Makhioun was a parliament member as representing the Al-Nour Party after the 2011–12 Egyptian parliamentary election also a member of the constituent assembly which made the draft of the Egyptian current constitution: In March 2012, he became one of the 50 parliamentarians elected to the Constituent Assembly of Egypt, and kept his place in the Constituent Assembly when it was revamped in June 2012. In August 2012 he objected to the Egyptian government accepting an IMF loan, on the grounds that "Borrowing from abroad is usury". He has also clashed with liberals over press freedoms, demanding severe sentencing for libel and slander:

it is essential that journalists accused of libel and slander crimes face jail sentences, while in other offences — such as the crime of disseminating lies — it is enough for journalists and newspapers to face tremendous fines."

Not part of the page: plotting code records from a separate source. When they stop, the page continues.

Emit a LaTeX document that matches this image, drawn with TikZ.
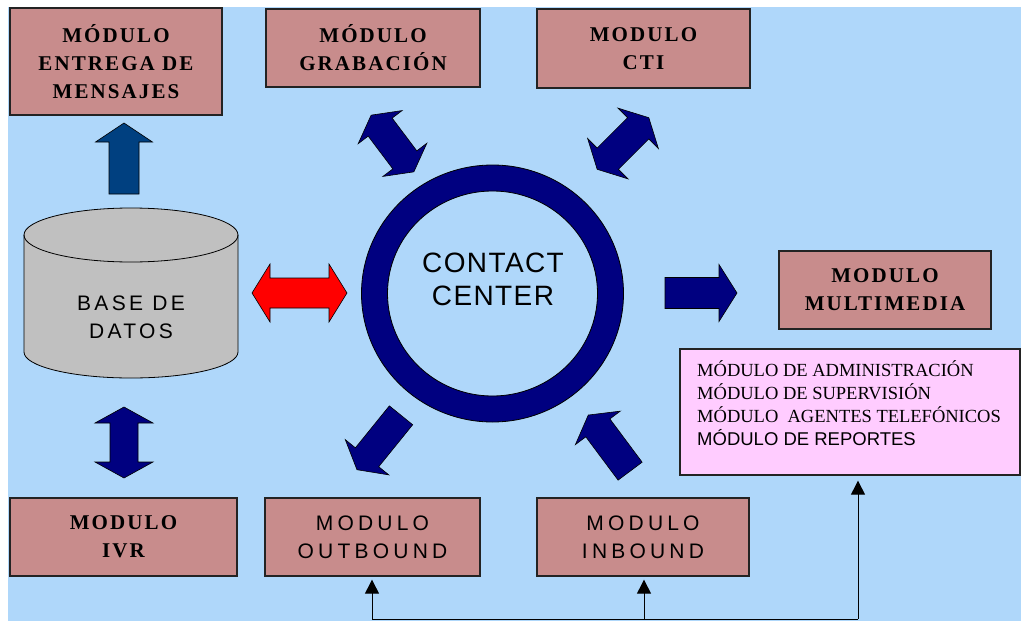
\documentclass[tikz,border=0pt]{standalone}
\usepackage{fontspec}
\setmainfont{Liberation Serif}
\newfontfamily\capserif[LetterSpace=10]{Liberation Serif}
\newfontfamily\capsans[LetterSpace=20]{Liberation Sans}
\newfontfamily\dbsans[LetterSpace=16]{Liberation Sans}
\newfontfamily\ccsans[LetterSpace=5]{Liberation Sans}
\newfontfamily\plainsans{Liberation Sans}
\usetikzlibrary{arrows.meta}

\definecolor{bgblue}{RGB}{175,215,250}
\definecolor{boxfill}{RGB}{200,140,140}
\definecolor{boxline}{RGB}{35,35,35}
\definecolor{pinkfill}{RGB}{255,204,255}
\definecolor{navyblue}{RGB}{0,0,128}
\definecolor{steelblue}{RGB}{0,64,128}
\definecolor{cylgray}{RGB}{192,192,192}

\tikzset{
  modbox/.style={draw=boxline, line width=1.3pt, fill=boxfill, inner sep=0pt, align=center},
  serifcaps/.style={font={\capserif\bfseries\fontsize{21}{28}\selectfont}},
  sanscaps/.style={font={\capsans\fontsize{21}{28}\selectfont}},
  blockarrow/.style={fill=navyblue, draw=black, line width=0.6pt, line join=miter},
  link/.style={draw=black, line width=1pt, -{Triangle[length=14pt,width=14pt]}},
  % double-headed block arrow: length, shaft half width, head half width, head length
  pics/dblarrow/.style n args={4}{code={
    \path[pic actions] ({-#1/2},0) -- ({-#1/2+#4},{#3}) -- ({-#1/2+#4},{#2})
      -- ({#1/2-#4},{#2}) -- ({#1/2-#4},{#3}) -- ({#1/2},0) -- ({#1/2-#4},{-#3})
      -- ({#1/2-#4},{-#2}) -- ({-#1/2+#4},{-#2}) -- ({-#1/2+#4},{-#3}) -- cycle;
  }},
  % single-headed block arrow pointing along +x
  pics/sglarrow/.style n args={4}{code={
    \path[pic actions] ({-#1/2},{#2}) -- ({#1/2-#4},{#2}) -- ({#1/2-#4},{#3})
      -- ({#1/2},0) -- ({#1/2-#4},{-#3}) -- ({#1/2-#4},{-#2}) -- ({-#1/2},{-#2}) -- cycle;
  }},
}

\begin{document}
\begin{tikzpicture}[x=1pt, y=1pt]
\useasboundingbox (0,0) rectangle (1021,-621);
\fill[white] (0,0) rectangle (1021,-621);
\fill[bgblue] (8,-7) rectangle (1021,-621);

% module boxes
\node[modbox, serifcaps, minimum width=212pt, minimum height=107pt] (entrega) at (116,-61.5) {MÓDULO\\ENTREGA DE\\MENSAJES};
\node[modbox, serifcaps, minimum width=214pt, minimum height=78pt] (grab) at (373,-48) {MÓDULO\\GRABACIÓN};
\node[modbox, serifcaps, minimum width=213pt, minimum height=79pt] (cti) at (643.5,-48.5) {MODULO\\CTI};
\node[modbox, serifcaps, minimum width=212pt, minimum height=78pt] (multi) at (885,-290) {MODULO\\MULTIMEDIA};
\node[modbox, serifcaps, minimum width=227pt, minimum height=78pt] (ivr) at (123.5,-537) {MODULO\\IVR};
\node[modbox, sanscaps, minimum width=215pt, minimum height=78pt] (outb) at (372.5,-537) {MODULO\\OUTBOUND};
\node[modbox, sanscaps, minimum width=212pt, minimum height=78pt] (inb) at (643,-537) {MODULO\\INBOUND};

% management modules panel
\node[draw=boxline, line width=1.3pt, fill=pinkfill, minimum width=340pt, minimum height=126pt] (pink) at (850,-412) {};
\node[anchor=north west, align=left, inner sep=0pt, font={\fontsize{18.5}{23.3}\selectfont}] (pinktext) at (697,-360)
  {MÓDULO DE ADMINISTRACIÓN\\MÓDULO DE SUPERVISIÓN\\MÓDULO \ AGENTES TELEFÓNICOS\\{\plainsans MÓDULO DE REPORTES}};

% database cylinder
\path[fill=cylgray, draw=black, line width=0.8pt] (24,-235) -- (24,-352)
  arc[start angle=180, end angle=360, x radius=107, y radius=26] -- (238,-235)
  arc[start angle=0, end angle=180, x radius=107, y radius=27] -- cycle;
\draw[black, line width=0.8pt] (24,-235) arc[start angle=180, end angle=360, x radius=107, y radius=27];
\node[font={\dbsans\fontsize{21}{28}\selectfont}, align=center] (db) at (131,-317) {BASE DE\\DATOS};

% contact center ring
\coordinate (rc) at (492.5,-293.5);
\path[fill=navyblue, draw=black, line width=0.8pt, even odd rule]
  (rc) ellipse[x radius=131, y radius=128.5] (rc) ellipse[x radius=105, y radius=102.5];
\node[font={\ccsans\fontsize{28}{33}\selectfont}, align=center] (cc) at (493,-279) {CONTACT\\CENTER};

% block arrows
\pic[blockarrow, fill=steelblue, rotate=90] at (124,-158.5) {sglarrow={71}{15}{28.5}{19}};
\pic[blockarrow, rotate=90] at (124,-442.5) {dblarrow={71}{14}{29}{16}};
\pic[blockarrow, fill=red] at (299.5,-293) {dblarrow={95}{15}{29}{18}};
\pic[blockarrow] at (701,-293) {sglarrow={72}{15.5}{28.5}{18}};
\pic[blockarrow, rotate=-53] at (392.5,-143.5) {dblarrow={71}{15}{27.5}{15}};
\pic[blockarrow, rotate=45] at (623,-143.5) {dblarrow={73}{15}{28.5}{15}};
\pic[blockarrow, rotate=231] at (379,-442.5) {sglarrow={70}{15}{28}{16}};
\pic[blockarrow, rotate=126.7] at (609.2,-443.1) {sglarrow={70}{15}{28}{16}};

% feed lines along the bottom
\coordinate (jout) at (372,-619);
\coordinate (jin) at (644,-619);
\coordinate (jpink) at (858,-619);
\draw[black, line width=1pt] (jout) -- (jpink);
\draw[link, shorten >=3pt] (jout) -- (jout |- outb.south);
\draw[link, shorten >=3pt] (jin) -- (jin |- inb.south);
\draw[link, shorten >=5pt] (jpink) -- (jpink |- pink.south);
\end{tikzpicture}
\end{document}
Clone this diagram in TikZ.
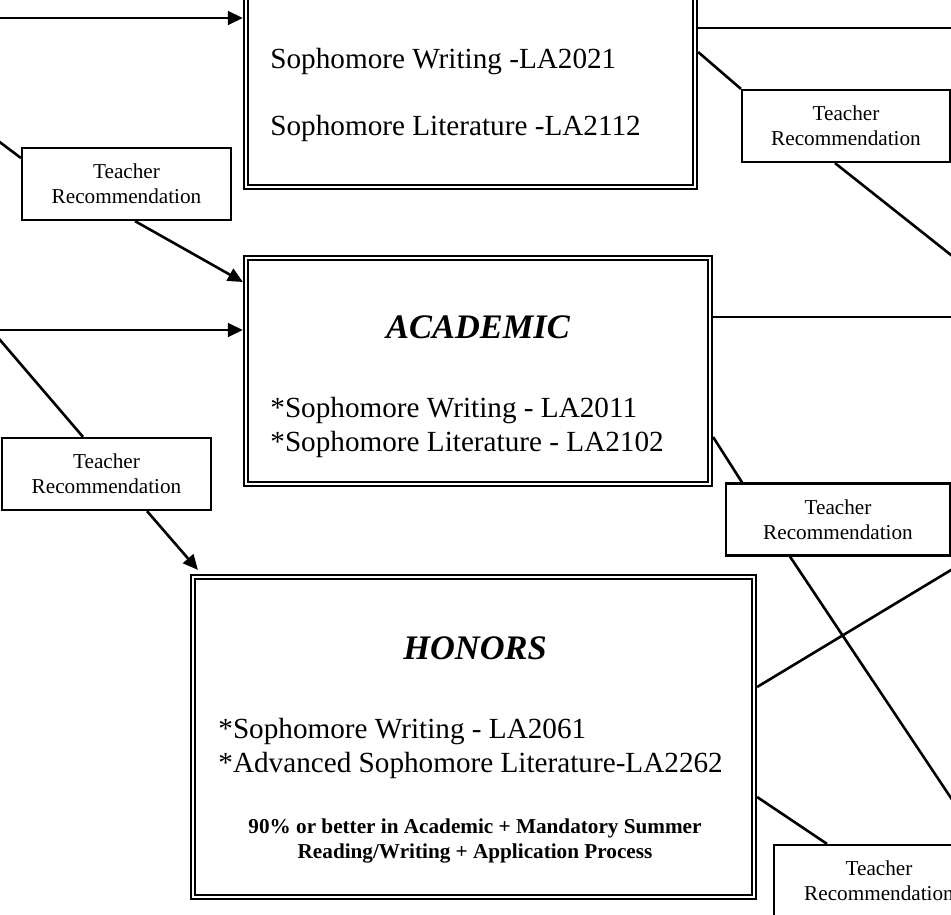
\documentclass[tikz,border=0pt]{standalone}
\usepackage{fontspec}
\setmainfont{Liberation Serif}
\usetikzlibrary{arrows.meta}
\tikzset{
  tier/.style={draw, double, line width=1.1pt, double distance=0.8pt, outer sep=1.5pt, inner sep=0pt},
  rec/.style={draw, line width=1.1pt, minimum height=36pt, inner sep=0pt, align=center, font=\fontsize{10.6}{12.3}\selectfont},
  course/.style={anchor=base west, inner sep=0pt, font=\fontsize{14.6}{17}\selectfont},
  tiername/.style={anchor=base, inner sep=0pt, font=\fontsize{17.2}{20}\selectfont\bfseries\itshape},
  rule/.style={anchor=base, inner sep=0pt, font=\fontsize{10.6}{12.3}\selectfont\bfseries},
  link/.style={line width=1.3pt},
  >={Triangle[length=7.5pt,width=6.8pt]}
}
\begin{document}
\begin{tikzpicture}[x=0.5pt,y=-0.5pt]
\useasboundingbox (0,0) rectangle (951,914);
\clip (0,0) rectangle (951,914);
% course boxes
\node[tier, minimum width=224.6pt, minimum height=150pt, anchor=south] (upper) at (470.5,190) {};
\node[tier, minimum width=232.1pt, minimum height=113.1pt] (academic) at (478,371) {};
\node[tier, minimum width=280.6pt, minimum height=160.1pt] (honors) at (473.5,737) {};
\node[course] (upw) at (270,69) {Sophomore Writing -LA2021};
\node[course] (upl) at (270,136) {Sophomore Literature -LA2112};
\node[tiername] (acname) at (478,338) {ACADEMIC};
\node[course] (acw) at (270,417) {*Sophomore Writing - LA2011};
\node[course] (acl) at (270,451) {*Sophomore Literature - LA2102};
\node[tiername] (honame) at (475,659) {HONORS};
\node[course] (how) at (218,738) {*Sophomore Writing - LA2061};
\node[course] (hol) at (218,772) {*Advanced Sophomore Literature-LA2262};
\node[rule] (hor1) at (475,833) {90\% or better in Academic + Mandatory Summer};
\node[rule] (hor2) at (475,858) {Reading/Writing + Application Process};
% teacher recommendation boxes
\foreach \n/\x/\y/\w in {recA/126.5/184/104.5, recB/846/126/104, recC/106.5/474/104.5, recD/838/519.5/112, recE/879/881/105}
  \node[rec, minimum width=\w pt] (\n) at (\x,\y) {Teacher\\Recommendation};
\coordinate (inA) at (-5,18);
\coordinate (inB) at (-5,138.5);
\coordinate (inC) at (-5,330);
\coordinate (inD) at (-4,335.3);
\coordinate (outA) at (956,28);
\coordinate (outB) at (956,259);
\coordinate (outC) at (956,317);
\coordinate (outD) at (956,805.5);
\coordinate (outE) at (956,567);
\draw[link,->] (inA) -- (upper.west |- inA);
\draw[link] (inB) -- (recA.west |- 0,158);
\draw[link,->] (recA.south -| 135,0) -- (academic.west |- 0,282);
\draw[link,->] (inC) -- (academic.west |- inC);
\draw[link] (inD) -- (recC.north -| 83,0);
\draw[link,->] (recC.south -| 147,0) -- ([xshift=4pt,yshift=2pt]honors.north west);
\draw[link] (upper.east |- outA) -- (outA);
\draw[link] (upper.east |- 0,52) -- (recB.north west);
\draw[link] (recB.south -| 835,0) -- (outB);
\draw[link] (academic.east |- outC) -- (outC);
\draw[link] (academic.east |- 0,437) -- (recD.north -| 742,0);
\draw[link] (recD.south -| 790,0) -- (outD);
\draw[link] (outE) -- (honors.east |- 0,687);
\draw[link] (honors.east |- 0,797) -- (recE.north -| 827,0);
\end{tikzpicture}
\end{document}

Makhioun was elected in January 2013 as president of the party after the resignation of Emad Abdel-Ghaffour. He, as chairman of al-Nour, was a visible representative of the party during the July 2013 coup against Mohamed Morsi. Initially supportive of the army's removal of Morsi on 3 July, Makhyoun announced al-Nour's withdrawal from the anti-Morsi coalition after the "massacre" on 8 July, in which dozens of Morsi supporters were killed.

Makhioun is known for his opposition to football, calling on Egyptians to stop watching the 2022 FIFA World Cup. In the same statement he called Lionel Messi an "enemy of Islam".

==Personal life==
Dr. Makhyoun is married and he has 6 daughters and two sons.